Researchers led by Sergio Monteleone of São Paulo’s Centro Universitário FEI are showing how the next wave of precision agriculture could trim both water and electricity bills across the world’s farms. Their study, published in *Discover Agriculture* (originally *Pesquisa Agropecuária*), argues that the missing link in many “smart-farm” roll-outs is not the hardware—drones, soil probes or center-pivot valves—but the irrigation schedule itself.
“Farmers can buy every sensor on the market, yet still irrigate on the same old calendar,” Monteleone notes. “What we’re trying to do is move the conversation from ‘how much data do we have?’ to ‘how do we turn that data into a better irrigation plan?’”
The team combined field case studies with a system-dynamics simulation that models water and energy flows under two sensing strategies: satellite weather services versus local weather stations.
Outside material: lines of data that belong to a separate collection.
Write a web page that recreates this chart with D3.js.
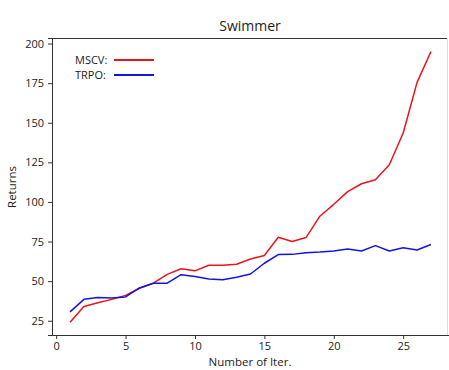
<!DOCTYPE html>
<html><head><meta charset="utf-8">
<script src="https://cdn.jsdelivr.net/npm/d3@7"></script>
<style>body{margin:0;background:#fff;}text{font-family:"Open Sans",sans-serif;}</style>
</head><body><svg id="c" width="449" height="370"></svg>
<script>
const iterations = d3.range(1, 28);
const mscv = [24.1, 34, 36.3, 38.5, 41, 45.5, 48.7, 54.3, 57.8, 56.5, 60, 60, 60.7, 64, 66.2, 77.7, 75, 77.5, 91, 98.5, 106.5, 111.5, 114, 123.5, 143.5, 175.5, 195];
const trpo = [30.6, 38.5, 39.7, 39.3, 40, 45.7, 48.7, 48.7, 54.1, 53, 51.3, 50.9, 52.4, 54.5, 61.3, 66.8, 66.9, 68, 68.4, 69, 70.3, 69, 72.4, 69, 71.1, 69.7, 73.1];
const xTicks = [0, 5, 10, 15, 20, 25];
const yTicks = [25, 50, 75, 100, 125, 150, 175, 200];
const seriesNames = ["MSCV:", "TRPO:"];
const seriesColors = ["#e8141c", "#1414e0"];

const svg = d3.select("#c");
const L = 52, R = 449, T = 38, B = 335;
const x = d3.scaleLinear().domain([-0.3, 28.3]).range([L, R]);
const y = d3.scaleLinear().domain([16, 203.5]).range([B, T]);

// frame
svg.append("line").attr("x1", L).attr("x2", 447).attr("y1", T + 0.5).attr("y2", T + 0.5).attr("stroke", "#333");
svg.append("line").attr("x1", 447.5).attr("x2", 447.5).attr("y1", T).attr("y2", B).attr("stroke", "#ddd");

const xa = svg.append("g").attr("transform", `translate(0,${B})`)
  .call(d3.axisBottom(x).tickValues(xTicks).tickSize(4).tickPadding(3).tickFormat(d3.format("d")));
const ya = svg.append("g").attr("transform", `translate(${L},0)`)
  .call(d3.axisLeft(y).tickValues(yTicks).tickSize(4).tickPadding(4).tickFormat(d3.format("d")));
[xa, ya].forEach(a => {
  a.selectAll("path,line").attr("stroke", "#333");
  a.selectAll("text").attr("font-size", 11).attr("fill", "#222").style("font-family", "Open Sans");
});
xa.select("path.domain").attr("d", `M${L},0.5H${R}`);

const line = d3.line().x((d, i) => x(iterations[i])).y(d => y(d));
[mscv, trpo].forEach((s, k) => {
  svg.append("path").datum(s).attr("d", line).attr("fill", "none")
    .attr("stroke", seriesColors[k]).attr("stroke-width", 1.5).attr("stroke-linejoin", "round");
});

// legend
seriesNames.forEach((n, k) => {
  const yy = 60 + k * 15;
  svg.append("text").attr("x", 75).attr("y", yy + 4).attr("font-size", 11).attr("fill", "#222").text(n);
  svg.append("line").attr("x1", 114).attr("x2", 154).attr("y1", yy).attr("y2", yy)
    .attr("stroke", seriesColors[k]).attr("stroke-width", 2);
});

svg.append("text").attr("x", 250).attr("y", 31).attr("text-anchor", "middle").attr("font-size", 14).attr("fill", "#222").text("Swimmer");
svg.append("text").attr("x", 250).attr("y", 366).attr("text-anchor", "middle").attr("font-size", 11.5).attr("fill", "#222").text("Number of Iter.");
svg.append("text").attr("transform", "translate(16,187) rotate(-90)").attr("text-anchor", "middle").attr("font-size", 11.5).attr("fill", "#222").text("Returns");
</script></body></html>
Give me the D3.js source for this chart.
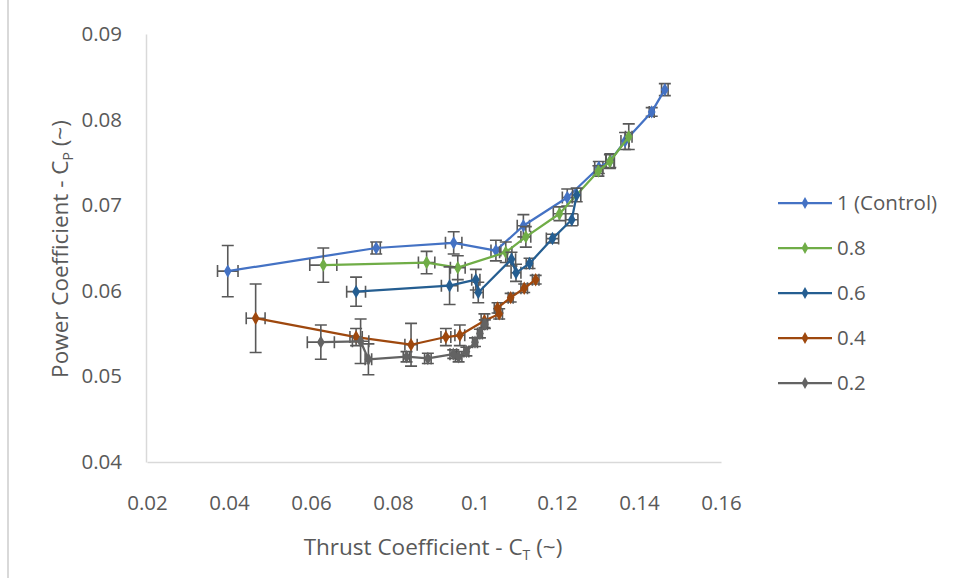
<!DOCTYPE html>
<html>
<head>
<meta charset="utf-8">
<script src="https://cdn.jsdelivr.net/npm/d3@7"></script>
<style>
  html, body { margin: 0; padding: 0; background: #fff; }
  svg { display: block; font-family: "Open Sans", "Noto Sans", sans-serif; }
</style>
</head>
<body>
<svg id="chart" width="954" height="578"></svg>
<script>
// Each point: [C_T, C_P, C_T error, C_P error]
const control = [
  [0.0397, 0.0623, 0.0025, 0.0030],
  [0.0759, 0.0650, 0.0010, 0.0007],
  [0.0948, 0.0656, 0.0020, 0.0013],
  [0.1051, 0.0647, 0.0012, 0.0012],
  [0.1118, 0.0676, 0.0015, 0.0013],
  [0.1225, 0.0709, 0.0012, 0.0010],
  [0.1302, 0.0744, 0.0010, 0.0007],
  [0.1330, 0.0752, 0.0010, 0.0008],
  [0.1366, 0.0775, 0.0010, 0.0010],
  [0.1431, 0.0809, 0.0006, 0.0005],
  [0.1463, 0.0835, 0.0008, 0.0007]
];
const ratio08 = [
  [0.0630, 0.0630, 0.0033, 0.0020],
  [0.0882, 0.0633, 0.0020, 0.0013],
  [0.0958, 0.0627, 0.0018, 0.0014],
  [0.1075, 0.0645, 0.0015, 0.0012],
  [0.1124, 0.0663, 0.0012, 0.0012],
  [0.1206, 0.0690, 0.0015, 0.0008],
  [0.1301, 0.0740, 0.0010, 0.0006],
  [0.1329, 0.0751, 0.0010, 0.0008],
  [0.1375, 0.0780, 0.0008, 0.0015]
];
const ratio06 = [
  [0.0710, 0.0599, 0.0023, 0.0017],
  [0.0938, 0.0606, 0.0020, 0.0022],
  [0.1002, 0.0613, 0.0010, 0.0012],
  [0.1008, 0.0598, 0.0012, 0.0012],
  [0.1089, 0.0637, 0.0010, 0.0008],
  [0.1100, 0.0621, 0.0012, 0.0010],
  [0.1133, 0.0632, 0.0008, 0.0006],
  [0.1189, 0.0661, 0.0015, 0.0005],
  [0.1236, 0.0683, 0.0015, 0.0007],
  [0.1248, 0.0712, 0.0010, 0.0008]
];
const ratio04 = [
  [0.0465, 0.0568, 0.0023, 0.0040],
  [0.0710, 0.0546, 0.0015, 0.0010],
  [0.0844, 0.0537, 0.0015, 0.0025],
  [0.0929, 0.0546, 0.0012, 0.0010],
  [0.0963, 0.0548, 0.0012, 0.0012],
  [0.1023, 0.0565, 0.0008, 0.0008],
  [0.1059, 0.0573, 0.0008, 0.0006],
  [0.1055, 0.0580, 0.0008, 0.0006],
  [0.1087, 0.0592, 0.0006, 0.0005],
  [0.1120, 0.0603, 0.0008, 0.0005],
  [0.1148, 0.0613, 0.0008, 0.0005]
];
const ratio02 = [
  [0.0624, 0.0540, 0.0033, 0.0020],
  [0.0721, 0.0541, 0.0020, 0.0026],
  [0.0740, 0.0520, 0.0008, 0.0018],
  [0.0833, 0.0523, 0.0008, 0.0006],
  [0.0885, 0.0521, 0.0008, 0.0006],
  [0.0947, 0.0526, 0.0008, 0.0005],
  [0.0960, 0.0523, 0.0008, 0.0006],
  [0.0979, 0.0529, 0.0006, 0.0005],
  [0.1000, 0.0540, 0.0006, 0.0005],
  [0.1012, 0.0550, 0.0006, 0.0005],
  [0.1024, 0.0561, 0.0006, 0.0005]
];

const seriesNames = ["1 (Control)", "0.8", "0.6", "0.4", "0.2"];
const seriesColors = ["#4472C4", "#70AD47", "#255E91", "#9E480E", "#636363"];
const seriesData = [control, ratio08, ratio06, ratio04, ratio02];
const xTicks = [0.02, 0.04, 0.06, 0.08, 0.1, 0.12, 0.14, 0.16];
const yTicks = [0.04, 0.05, 0.06, 0.07, 0.08, 0.09];

const svg = d3.select("#chart");
const textColor = "#595959";
const errColor = "#595959";

const x = d3.scaleLinear().domain([0.02, 0.16]).range([147, 721]);
const y = d3.scaleLinear().domain([0.04, 0.09]).range([462, 34]);

// outer frame edge on the left
svg.append("line")
  .attr("x1", 8).attr("x2", 8).attr("y1", 0).attr("y2", 578)
  .attr("stroke", "#D9D9D9").attr("stroke-width", 2);

// axes
const xAxis = svg.append("g").attr("transform", `translate(0,${y(0.04)})`)
  .call(d3.axisBottom(x).tickValues(xTicks).tickSize(0)
    .tickFormat(d => d3.format("~g")(d)));
const yAxis = svg.append("g").attr("transform", `translate(${x(0.02) - 1},0)`)
  .call(d3.axisLeft(y).tickValues(yTicks).tickSize(0).tickPadding(24)
    .tickFormat(d => d3.format(".2f")(d)));
[xAxis, yAxis].forEach(g => {
  g.select(".domain").attr("stroke", "#D9D9D9").attr("stroke-width", 1.5);
  g.selectAll("text").attr("fill", textColor).attr("font-size", 20.5)
    .attr("font-family", "'Open Sans', sans-serif");
});
xAxis.selectAll(".tick text").attr("y", 41).attr("dy", "0.35em");

// axis titles with subscripts
const xt = svg.append("text")
  .attr("x", 433).attr("y", 555)
  .attr("text-anchor", "middle").attr("fill", textColor).attr("font-size", 22.5);
xt.append("tspan").text("Thrust Coefficient - C");
xt.append("tspan").text("T").attr("font-size", 14).attr("dy", 5);
xt.append("tspan").text(" (~)").attr("dy", -5);

const yt = svg.append("text")
  .attr("transform", "translate(68,249) rotate(-90)")
  .attr("text-anchor", "middle").attr("fill", textColor).attr("font-size", 22.5);
yt.append("tspan").text("Power Coefficient - C");
yt.append("tspan").text("P").attr("font-size", 14).attr("dy", 5);
yt.append("tspan").text(" (~)").attr("dy", -5);

const diamond = d3.symbol().type(d3.symbolDiamond).size(52);
const line = d3.line().x(d => x(d[0])).y(d => y(d[1]));
const cap = 6;

seriesData.forEach((data, i) => {
  const g = svg.append("g");
  const eb = g.append("g").attr("stroke", errColor).attr("stroke-width", 1.6).attr("fill", "none");
  data.forEach(d => {
    const cx = x(d[0]), cy = y(d[1]);
    const x0 = x(d[0] - d[2]), x1 = x(d[0] + d[2]);
    const y0 = y(d[1] - d[3]), y1 = y(d[1] + d[3]);
    eb.append("path").attr("d",
      `M${x0},${cy}H${x1}M${x0},${cy - cap}V${cy + cap}M${x1},${cy - cap}V${cy + cap}` +
      `M${cx},${y0}V${y1}M${cx - cap},${y0}H${cx + cap}M${cx - cap},${y1}H${cx + cap}`);
  });
  g.append("path").datum(data).attr("d", line)
    .attr("fill", "none").attr("stroke", seriesColors[i]).attr("stroke-width", 2.25)
    .attr("stroke-linejoin", "round");
  g.selectAll(".pt").data(data).join("path")
    .attr("transform", d => `translate(${x(d[0])},${y(d[1])})`)
    .attr("d", diamond).attr("fill", seriesColors[i]);
});

// legend
const legend = svg.append("g");
seriesNames.forEach((name, i) => {
  const ly = 203 + i * 45;
  legend.append("line").attr("x1", 778).attr("x2", 832).attr("y1", ly).attr("y2", ly)
    .attr("stroke", seriesColors[i]).attr("stroke-width", 2.25);
  legend.append("path").attr("transform", `translate(805,${ly})`)
    .attr("d", d3.symbol().type(d3.symbolDiamond).size(40)).attr("fill", seriesColors[i]);
  legend.append("text").attr("x", 837).attr("y", ly).attr("dy", "0.35em")
    .attr("fill", textColor).attr("font-size", 20.5).text(name);
});
</script>
</body>
</html>
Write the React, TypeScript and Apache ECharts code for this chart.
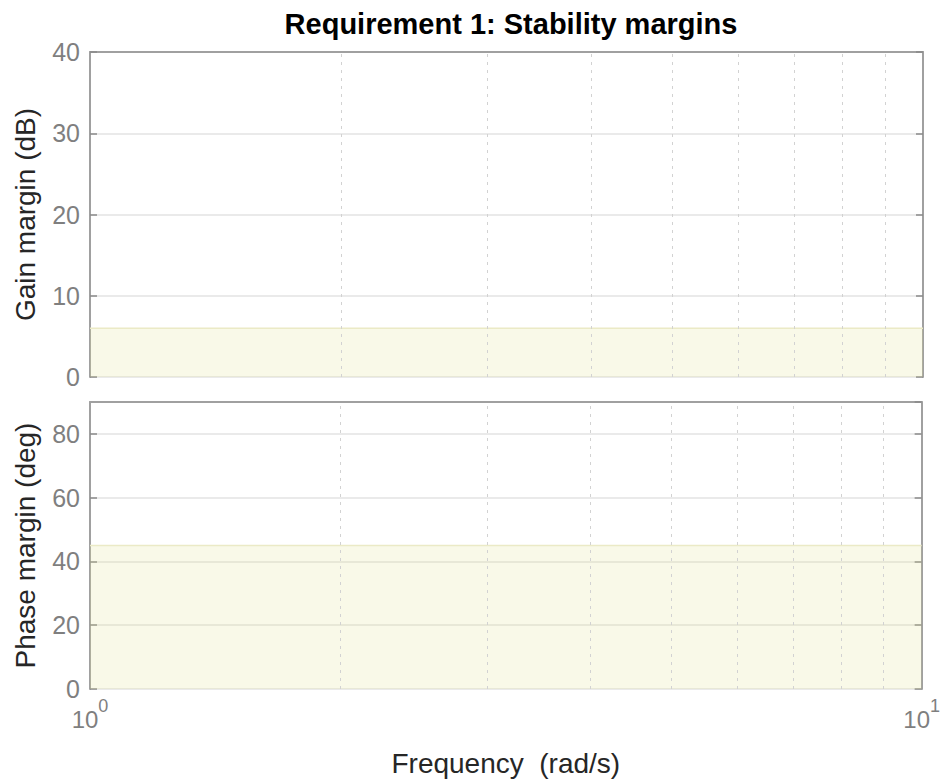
import React, { useEffect, useRef } from "react";
import * as echarts from "echarts";

const titleText = "Requirement 1: Stability margins";
const xAxisName = "Frequency  (rad/s)";
const gainAxisName = "Gain margin (dB)";
const phaseAxisName = "Phase margin (deg)";

const freqRange = [1, 10];
const minorFreqs = [2, 3, 4, 5, 6, 7, 8, 9];

const gainRange = [0, 40];
const gainInterval = 10;
const gainMarginReq = 6;

const phaseRange = [0, 90];
const phaseInterval = 20;
const phaseMarginReq = 45;

const FONT = "'Liberation Sans', Arial, Helvetica, sans-serif";
const TICK_COLOR = "#7f7f7f";
const AXIS_COLOR = "#a0a0a0";
const GRID_COLOR = "#e3e3e3";
const DOT_COLOR = "#d2d2d2";
const FILL = "rgba(225,225,145,0.3)";
const EDGE = "#ebeac6";

export default function App() {
  const ref = useRef<HTMLDivElement>(null);

  useEffect(() => {
    if (!ref.current) return;
    const chart = echarts.init(ref.current, null, { renderer: "svg" });

    const grids = [
      { left: 90, top: 52, width: 833, height: 325 },
      { left: 90, top: 402, width: 833, height: 287 },
    ];

    const hiddenX = (gridIndex: number, position: string, line: boolean) => ({
      type: "log",
      logBase: 10,
      min: freqRange[0],
      max: freqRange[1],
      gridIndex,
      position,
      axisLine: { show: line, onZero: false, lineStyle: { color: AXIS_COLOR, width: 2 } },
      axisTick: { show: false },
      axisLabel: { show: false },
      splitLine: { show: false },
    });

    const leftY = (gridIndex: number, range: number[], interval: number, name: string, hideMax: boolean) => ({
      type: "value",
      gridIndex,
      position: "left",
      min: range[0],
      max: range[1],
      interval,
      name,
      nameLocation: "middle",
      nameGap: 51,
      nameTextStyle: { color: "#262626", fontSize: 28, fontFamily: FONT },
      axisLine: { show: true, onZero: false, lineStyle: { color: AXIS_COLOR, width: 2 } },
      axisTick: { show: true, inside: true, length: 7, lineStyle: { color: "#8a8a8a", width: 1.5 } },
      axisLabel: {
        show: true,
        margin: 10,
        color: TICK_COLOR,
        fontSize: 25,
        fontFamily: FONT,
        showMaxLabel: !hideMax,
      },
      splitLine: { show: true, lineStyle: { color: GRID_COLOR, width: 1.5 } },
    });

    const rightY = (gridIndex: number, range: number[], interval: number) => ({
      type: "value",
      gridIndex,
      position: "right",
      min: range[0],
      max: range[1],
      interval,
      axisLine: { show: true, onZero: false, lineStyle: { color: AXIS_COLOR, width: 2 } },
      axisTick: { show: true, inside: true, length: 7, lineStyle: { color: "#8a8a8a", width: 1.5 } },
      axisLabel: { show: false },
      splitLine: { show: false },
    });

    const minorLines = {
      silent: true,
      symbol: ["none", "none"],
      label: { show: false },
      lineStyle: { color: DOT_COLOR, type: [3, 5], width: 1 },
      data: minorFreqs.map((f) => ({ xAxis: f })),
    };

    const reqSeries = (xi: number, yi: number, value: number) => ({
      type: "line",
      xAxisIndex: xi,
      yAxisIndex: yi,
      data: [
        [freqRange[0], value],
        [freqRange[1], value],
      ],
      symbol: "none",
      lineStyle: { color: EDGE, width: 1.5 },
      areaStyle: { color: FILL, origin: "start" },
      markLine: minorLines,
      z: 3,
    });

    chart.setOption({
      animation: false,
      backgroundColor: "#ffffff",
      title: {
        text: titleText,
        left: 506,
        textAlign: "center",
        top: 4,
        textStyle: { color: "#000", fontSize: 29, fontWeight: "bold", fontFamily: FONT },
      },
      grid: grids,
      xAxis: [
        hiddenX(0, "bottom", false),
        hiddenX(0, "top", true),
        {
          type: "log",
          logBase: 10,
          min: freqRange[0],
          max: freqRange[1],
          gridIndex: 1,
          position: "bottom",
          name: xAxisName,
          nameLocation: "middle",
          nameGap: 60,
          nameTextStyle: { color: "#262626", fontSize: 28, fontFamily: FONT },
          axisLine: { show: false },
          axisTick: { show: false },
          splitLine: { show: false },
          axisLabel: {
            show: true,
            margin: 8,
            fontFamily: FONT,
            color: TICK_COLOR,
            formatter: (v: number) => `{b|10}{s|${Math.round(Math.log10(v))}}`,
            rich: {
              b: { fontSize: 24, lineHeight: 34, verticalAlign: "bottom", color: TICK_COLOR, fontFamily: FONT },
              s: { fontSize: 18, lineHeight: 18, verticalAlign: "top", color: TICK_COLOR, fontFamily: FONT },
            },
          },
        },
        hiddenX(1, "top", true),
      ],
      yAxis: [
        leftY(0, gainRange, gainInterval, gainAxisName, false),
        rightY(0, gainRange, gainInterval),
        leftY(1, phaseRange, phaseInterval, phaseAxisName, true),
        rightY(1, phaseRange, phaseInterval),
      ],
      series: [reqSeries(0, 0, gainMarginReq), reqSeries(2, 2, phaseMarginReq)],
    });

    return () => chart.dispose();
  }, []);

  return (
    <div
      ref={ref}
      style={{ position: "fixed", left: 0, top: 0, width: 943, height: 781, background: "#fff" }}
    />
  );
}
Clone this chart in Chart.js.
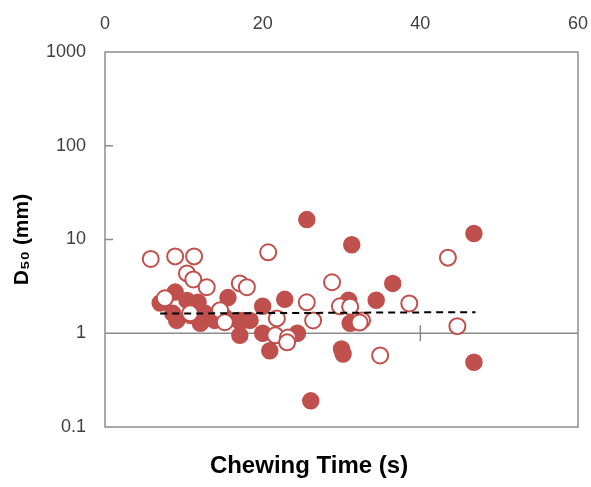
<!DOCTYPE html>
<html>
<head>
<meta charset="utf-8">
<script src="https://cdn.jsdelivr.net/npm/chart.js@4.4.0/dist/chart.umd.min.js"></script>
<style>
    html, body { margin: 0; padding: 0; background: #fff; }
</style>
</head>
<body>
<canvas id="myChart" width="591" height="487"></canvas>
<script>
// Chewing time (s) vs D50 (mm)
const filledX = [25.6, 31.3, 46.8, 36.5, 34.4, 30.9, 31.1, 30.0, 30.2, 46.8, 26.1, 22.8, 20.0, 17.5, 17.1,
                 20.0, 20.9, 24.4, 7.0, 8.9, 10.4, 8.6, 9.1, 11.8, 12.1, 10.8, 12.7, 15.6, 15.2, 16.9, 13.9, 18.4];
const filledY = [16.3, 8.8, 11.6, 3.4, 2.25, 2.25, 1.28, 0.68, 0.60, 0.49, 0.19, 2.3, 1.94, 1.37, 0.95,
                 1.0, 0.65, 1.0, 2.1, 2.75, 2.24, 1.63, 1.37, 2.14, 1.28, 1.55, 1.63, 2.4, 1.48, 1.37, 1.37, 1.37];

const openX = [5.8, 8.9, 11.3, 10.4, 11.2, 12.9, 7.6, 10.8, 14.6, 15.2, 17.1, 18.0, 20.7, 21.8,
               21.6, 23.2, 23.1, 25.6, 26.4, 28.8, 29.8, 31.1, 32.6, 32.3, 38.6, 34.9, 43.5, 44.7];
const openY = [6.2, 6.6, 6.6, 4.35, 3.75, 3.1, 2.36, 1.63, 1.76, 1.31, 3.4, 3.1, 7.3, 1.44,
               0.95, 0.9, 0.8, 2.14, 1.37, 3.5, 1.94, 1.92, 1.37, 1.3, 2.08, 0.58, 6.4, 1.19];

const trendX = [7, 47];
const trendY = [1.62, 1.68];

const xTicks = [0, 20, 40, 60];
const yTicks = [0.1, 1, 10, 100, 1000];

const red = '#C0504D';
const axisGrey = '#8c8c8c';

const toPoints = (xs, ys) => xs.map((x, i) => ({ x: x, y: ys[i] }));

// plot frame, the axis line crossing at y = 1 and the inner tick marks
const frame = {
    id: 'frame',
    beforeDatasetsDraw(chart) {
        const { ctx, chartArea: a, scales: { x, y } } = chart;
        ctx.save();
        ctx.strokeStyle = axisGrey;
        ctx.lineWidth = 1.5;
        ctx.strokeRect(a.left, a.top, a.width, a.height);
        const y1 = y.getPixelForValue(1);
        ctx.beginPath();
        ctx.moveTo(a.left, y1);
        ctx.lineTo(a.right, y1);
        xTicks.slice(1, -1).forEach(v => {
            const px = x.getPixelForValue(v);
            ctx.moveTo(px, y1 - 8);
            ctx.lineTo(px, y1 + 8);
        });
        [10, 100].forEach(v => {
            const py = y.getPixelForValue(v);
            ctx.moveTo(a.left, py);
            ctx.lineTo(a.left + 8, py);
        });
        ctx.stroke();
        ctx.restore();
    },
    afterDraw(chart) {
        const { ctx } = chart;
        ctx.save();
        ctx.font = 'bold 24px "Liberation Sans", Arial, sans-serif';
        ctx.fillStyle = '#000';
        ctx.textAlign = 'center';
        ctx.textBaseline = 'middle';
        ctx.fillText('Chewing Time (s)', 309, 466);
        ctx.restore();
    }
};

const ctx = document.getElementById('myChart').getContext('2d');
new Chart(ctx, {
    type: 'scatter',
    data: {
        datasets: [
            {
                type: 'line',
                label: 'Trend',
                data: toPoints(trendX, trendY),
                borderColor: '#000',
                borderWidth: 2,
                borderDash: [7, 5],
                pointRadius: 0,
                fill: false
            },
            {
                label: 'Open',
                data: toPoints(openX, openY),
                backgroundColor: '#fff',
                borderColor: red,
                borderWidth: 2,
                pointRadius: 8
            },
            {
                label: 'Filled',
                data: toPoints(filledX, filledY),
                backgroundColor: red,
                borderColor: red,
                borderWidth: 1.5,
                pointRadius: 8
            }
        ]
    },
    options: {
        responsive: false,
        animation: false,
        layout: {
            padding: { left: 0, right: 13, top: 0, bottom: 60 }
        },
        scales: {
            x: {
                type: 'linear',
                position: 'top',
                min: 0,
                max: 60,
                afterBuildTicks: scale => { scale.ticks = xTicks.map(v => ({ value: v })); },
                afterFit: scale => {
                    scale.height = 52;
                    scale.paddingLeft = 0;
                    scale.paddingRight = 0;
                },
                ticks: {
                    padding: 17,
                    color: '#404040',
                    font: { family: '"Liberation Sans", Arial, sans-serif', size: 18 }
                },
                grid: { display: false, drawTicks: false },
                border: { display: false }
            },
            y: {
                type: 'logarithmic',
                min: 0.1,
                max: 1000,
                afterBuildTicks: scale => { scale.ticks = yTicks.map(v => ({ value: v })); },
                afterFit: scale => { scale.width = 105; },
                ticks: {
                    padding: 19,
                    color: '#404040',
                    callback: v => String(v),
                    font: { family: '"Liberation Sans", Arial, sans-serif', size: 18 }
                },
                grid: { display: false, drawTicks: false },
                border: { display: false },
                title: {
                    display: true,
                    text: 'D₅₀ (mm)',
                    color: '#000',
                    padding: { top: 10, bottom: 0 },
                    font: { family: '"Liberation Sans", Arial, sans-serif', size: 21, weight: 'bold' }
                }
            }
        },
        plugins: {
            legend: { display: false },
            tooltip: { enabled: false }
        }
    },
    plugins: [frame]
});
</script>
</body>
</html>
For a representative center-pivot corn field, the satellite feed consistently over-estimated evapotranspiration, nudging the model toward larger pump runs and higher electricity demand. Planned water use jumped 12 %, energy use 8 %, and associated power costs rose by roughly 9 % compared with the local station setup.
“Those percentages translate directly into kilowatt-hours that utilities have to generate and farmers have to pay for,” says Monteleone. “If the satellite network is your only source, you may be buying more grid power than the crop actually needs.”
The work also surfaces farmer behavior as a hidden variable. In interviews, growers confessed they rarely re-examine their irrigation thresholds once the system is live. Monteleone’s theoretical model therefore inserts “planning review cycles” and “energy-tariff alerts” as explicit factors that can steer adoption of precision irrigation.
For energy-sector strategists, the takeaway is twofold: first, utilities can partner with ag-tech firms to supply local weather feeds as a grid-balancing service; second, demand-response programs can target irrigation schedules rather than just HVAC or lighting. If the model’s 8 % energy swing holds across broader acreage, the cumulative effect on peak demand could be material.
Monteleone’s team is now scaling the simulation to cover multiple crops and pivot sizes. Early conversations with Brazilian co-operatives suggest that a 5 % reduction in pumping energy is enough to justify the hardware upgrade. That threshold may vary by region and tariff structure, but it underscores a larger point: irrigation planning is the quiet multiplier in the precision-ag equation.